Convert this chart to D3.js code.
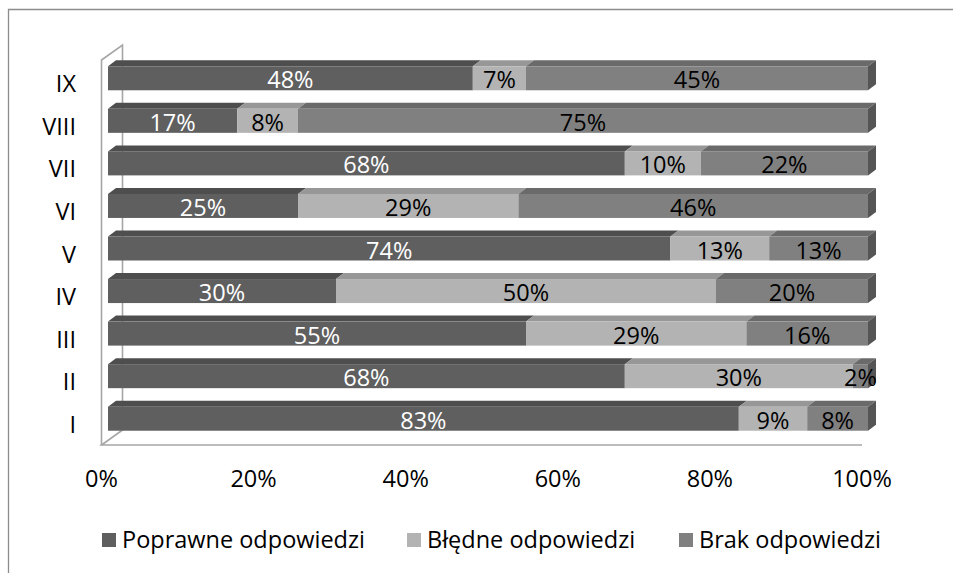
<!DOCTYPE html>
<html>
<head>
<meta charset="utf-8">
<script src="https://cdn.jsdelivr.net/npm/d3@7"></script>
<style>
  html, body { margin: 0; padding: 0; background: #ffffff; }
  svg { display: block; }
  text { font-family: "Open Sans", "Noto Sans", sans-serif; }
</style>
</head>
<body>
<svg id="chart" width="953" height="573"></svg>
<script>
// Question groups, bottom to top
const categories = ["I", "II", "III", "IV", "V", "VI", "VII", "VIII", "IX"];
// Share of answers per question (%)
const poprawne = [83, 68, 55, 30, 74, 25, 68, 17, 48];
const bledne   = [9, 30, 29, 50, 13, 29, 10, 8, 7];
const brak     = [8, 2, 16, 20, 13, 46, 22, 75, 45];
const seriesNames = ["Poprawne odpowiedzi", "Błędne odpowiedzi", "Brak odpowiedzi"];
const xTicks = [0, 20, 40, 60, 80, 100];

const seriesValues = [poprawne, bledne, brak];
const frontColors = ["#5f5f5f", "#b3b3b3", "#808080"];
const topColors   = ["#4e4e4e", "#979797", "#6a6a6a"];
const sideColor = "#555555";
const labelColors = ["#ffffff", "#000000", "#000000"];

const svg = d3.select("#chart");
const FS = 23.5;

// outer chart frame (top and left edges)
svg.append("path")
  .attr("d", "M8.5,573 L8.5,9.5 L953,9.5")
  .attr("fill", "none").attr("stroke", "#8c8c8c").attr("stroke-width", 1.3);

// floor / front plane scale (axis) and bar plane scale
const xAxis = d3.scaleLinear().domain([0, 100]).range([101.5, 862]);
const x = d3.scaleLinear().domain([0, 100]).range([108, 868]);
const y = d3.scaleBand().domain(categories).range([440, 57]);
const bw = y.bandwidth();

// 3D box depth
const wdx = 21, wdy = -15;
const frontTop = 60, frontBottom = 445;

const walls = svg.append("g").attr("fill", "none").attr("stroke", "#a6a6a6").attr("stroke-width", 1.6);
// side wall
walls.append("path")
  .attr("d", `M${xAxis(0)},${frontBottom} L${xAxis(0)},${frontTop} L${xAxis(0) + wdx},${frontTop + wdy} L${xAxis(0) + wdx},${frontBottom + wdy}`);
// floor edges
walls.append("path")
  .attr("d", `M${xAxis(0) + wdx},${frontBottom + wdy} L${xAxis(0)},${frontBottom} L${xAxis(100)},${frontBottom}`);

// bars
const bdx = 8, bdy = -6, bh = 24;
const barsG = svg.append("g");
categories.forEach((cat, i) => {
  const c = y(cat) + bw / 2;
  const t = c - bh / 2, b = c + bh / 2;
  let acc = 0;
  seriesValues.forEach((vals, s) => {
    const v = vals[i];
    const x0 = x(acc), x1 = x(acc + v);
    acc += v;
    // top face
    barsG.append("path")
      .attr("d", `M${x0},${t} L${x0 + bdx},${t + bdy} L${x1 + bdx},${t + bdy} L${x1},${t} Z`)
      .attr("fill", topColors[s]);
    // front face
    barsG.append("rect")
      .attr("x", x0).attr("y", t).attr("width", x1 - x0).attr("height", bh)
      .attr("fill", frontColors[s]);
    if (s === seriesValues.length - 1) {
      barsG.append("path")
        .attr("d", `M${x1},${t} L${x1 + bdx},${t + bdy} L${x1 + bdx},${b + bdy} L${x1},${b} Z`)
        .attr("fill", sideColor);
    }
  });
  // value labels
  acc = 0;
  seriesValues.forEach((vals, s) => {
    const v = vals[i];
    const xm = x(acc + v / 2);
    acc += v;
    barsG.append("text")
      .attr("x", xm).attr("y", c + 10)
      .attr("text-anchor", "middle")
      .attr("font-size", FS)
      .attr("fill", labelColors[s])
      .text(v + "%");
  });
});

// category labels
svg.append("g").selectAll("text").data(categories).join("text")
  .attr("x", 76)
  .attr("y", d => y(d) + bw / 2 + 14)
  .attr("text-anchor", "end")
  .attr("font-size", FS)
  .attr("fill", "#000")
  .text(d => d);

// x tick labels
svg.append("g").selectAll("text").data(xTicks).join("text")
  .attr("x", d => xAxis(d))
  .attr("y", 487)
  .attr("text-anchor", "middle")
  .attr("font-size", FS)
  .attr("fill", "#000")
  .text(d => d + "%");

// legend
const legendX = [102, 407, 679];
const lg = svg.append("g");
seriesNames.forEach((name, s) => {
  lg.append("rect")
    .attr("x", legendX[s]).attr("y", 533).attr("width", 14).attr("height", 14)
    .attr("fill", frontColors[s]);
  lg.append("text")
    .attr("x", legendX[s] + 20).attr("y", 548)
    .attr("font-size", FS)
    .attr("fill", "#000")
    .text(name);
});
</script>
</body>
</html>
§ §
Reproduce each line exactly as it appears, omitting the pictures.

▶ [IN RESPONSE]
Convert this chart to D3.js code.
<!DOCTYPE html>
<html>
<head>
<meta charset="utf-8">
<script src="https://cdn.jsdelivr.net/npm/d3@7"></script>
<style>
  html, body { margin: 0; padding: 0; background: #ffffff; }
  svg { display: block; }
  text { font-family: "Open Sans", "Noto Sans", sans-serif; }
</style>
</head>
<body>
<svg id="chart" width="953" height="573"></svg>
<script>
// Question groups, bottom to top
const categories = ["I", "II", "III", "IV", "V", "VI", "VII", "VIII", "IX"];
// Share of answers per question (%)
const poprawne = [83, 68, 55, 30, 74, 25, 68, 17, 48];
const bledne   = [9, 30, 29, 50, 13, 29, 10, 8, 7];
const brak     = [8, 2, 16, 20, 13, 46, 22, 75, 45];
const seriesNames = ["Poprawne odpowiedzi", "Błędne odpowiedzi", "Brak odpowiedzi"];
const xTicks = [0, 20, 40, 60, 80, 100];

const seriesValues = [poprawne, bledne, brak];
const frontColors = ["#5f5f5f", "#b3b3b3", "#808080"];
const topColors   = ["#4e4e4e", "#979797", "#6a6a6a"];
const sideColor = "#555555";
const labelColors = ["#ffffff", "#000000", "#000000"];

const svg = d3.select("#chart");
const FS = 23.5;

// outer chart frame (top and left edges)
svg.append("path")
  .attr("d", "M8.5,573 L8.5,9.5 L953,9.5")
  .attr("fill", "none").attr("stroke", "#8c8c8c").attr("stroke-width", 1.3);

// floor / front plane scale (axis) and bar plane scale
const xAxis = d3.scaleLinear().domain([0, 100]).range([101.5, 862]);
const x = d3.scaleLinear().domain([0, 100]).range([108, 868]);
const y = d3.scaleBand().domain(categories).range([440, 57]);
const bw = y.bandwidth();

// 3D box depth
const wdx = 21, wdy = -15;
const frontTop = 60, frontBottom = 445;

const walls = svg.append("g").attr("fill", "none").attr("stroke", "#a6a6a6").attr("stroke-width", 1.6);
// side wall
walls.append("path")
  .attr("d", `M${xAxis(0)},${frontBottom} L${xAxis(0)},${frontTop} L${xAxis(0) + wdx},${frontTop + wdy} L${xAxis(0) + wdx},${frontBottom + wdy}`);
// floor edges
walls.append("path")
  .attr("d", `M${xAxis(0) + wdx},${frontBottom + wdy} L${xAxis(0)},${frontBottom} L${xAxis(100)},${frontBottom}`);

// bars
const bdx = 8, bdy = -6, bh = 24;
const barsG = svg.append("g");
categories.forEach((cat, i) => {
  const c = y(cat) + bw / 2;
  const t = c - bh / 2, b = c + bh / 2;
  let acc = 0;
  seriesValues.forEach((vals, s) => {
    const v = vals[i];
    const x0 = x(acc), x1 = x(acc + v);
    acc += v;
    // top face
    barsG.append("path")
      .attr("d", `M${x0},${t} L${x0 + bdx},${t + bdy} L${x1 + bdx},${t + bdy} L${x1},${t} Z`)
      .attr("fill", topColors[s]);
    // front face
    barsG.append("rect")
      .attr("x", x0).attr("y", t).attr("width", x1 - x0).attr("height", bh)
      .attr("fill", frontColors[s]);
    if (s === seriesValues.length - 1) {
      barsG.append("path")
        .attr("d", `M${x1},${t} L${x1 + bdx},${t + bdy} L${x1 + bdx},${b + bdy} L${x1},${b} Z`)
        .attr("fill", sideColor);
    }
  });
  // value labels
  acc = 0;
  seriesValues.forEach((vals, s) => {
    const v = vals[i];
    const xm = x(acc + v / 2);
    acc += v;
    barsG.append("text")
      .attr("x", xm).attr("y", c + 10)
      .attr("text-anchor", "middle")
      .attr("font-size", FS)
      .attr("fill", labelColors[s])
      .text(v + "%");
  });
});

// category labels
svg.append("g").selectAll("text").data(categories).join("text")
  .attr("x", 76)
  .attr("y", d => y(d) + bw / 2 + 14)
  .attr("text-anchor", "end")
  .attr("font-size", FS)
  .attr("fill", "#000")
  .text(d => d);

// x tick labels
svg.append("g").selectAll("text").data(xTicks).join("text")
  .attr("x", d => xAxis(d))
  .attr("y", 487)
  .attr("text-anchor", "middle")
  .attr("font-size", FS)
  .attr("fill", "#000")
  .text(d => d + "%");

// legend
const legendX = [102, 407, 679];
const lg = svg.append("g");
seriesNames.forEach((name, s) => {
  lg.append("rect")
    .attr("x", legendX[s]).attr("y", 533).attr("width", 14).attr("height", 14)
    .attr("fill", frontColors[s]);
  lg.append("text")
    .attr("x", legendX[s] + 20).attr("y", 548)
    .attr("font-size", FS)
    .attr("fill", "#000")
    .text(name);
});
</script>
</body>
</html>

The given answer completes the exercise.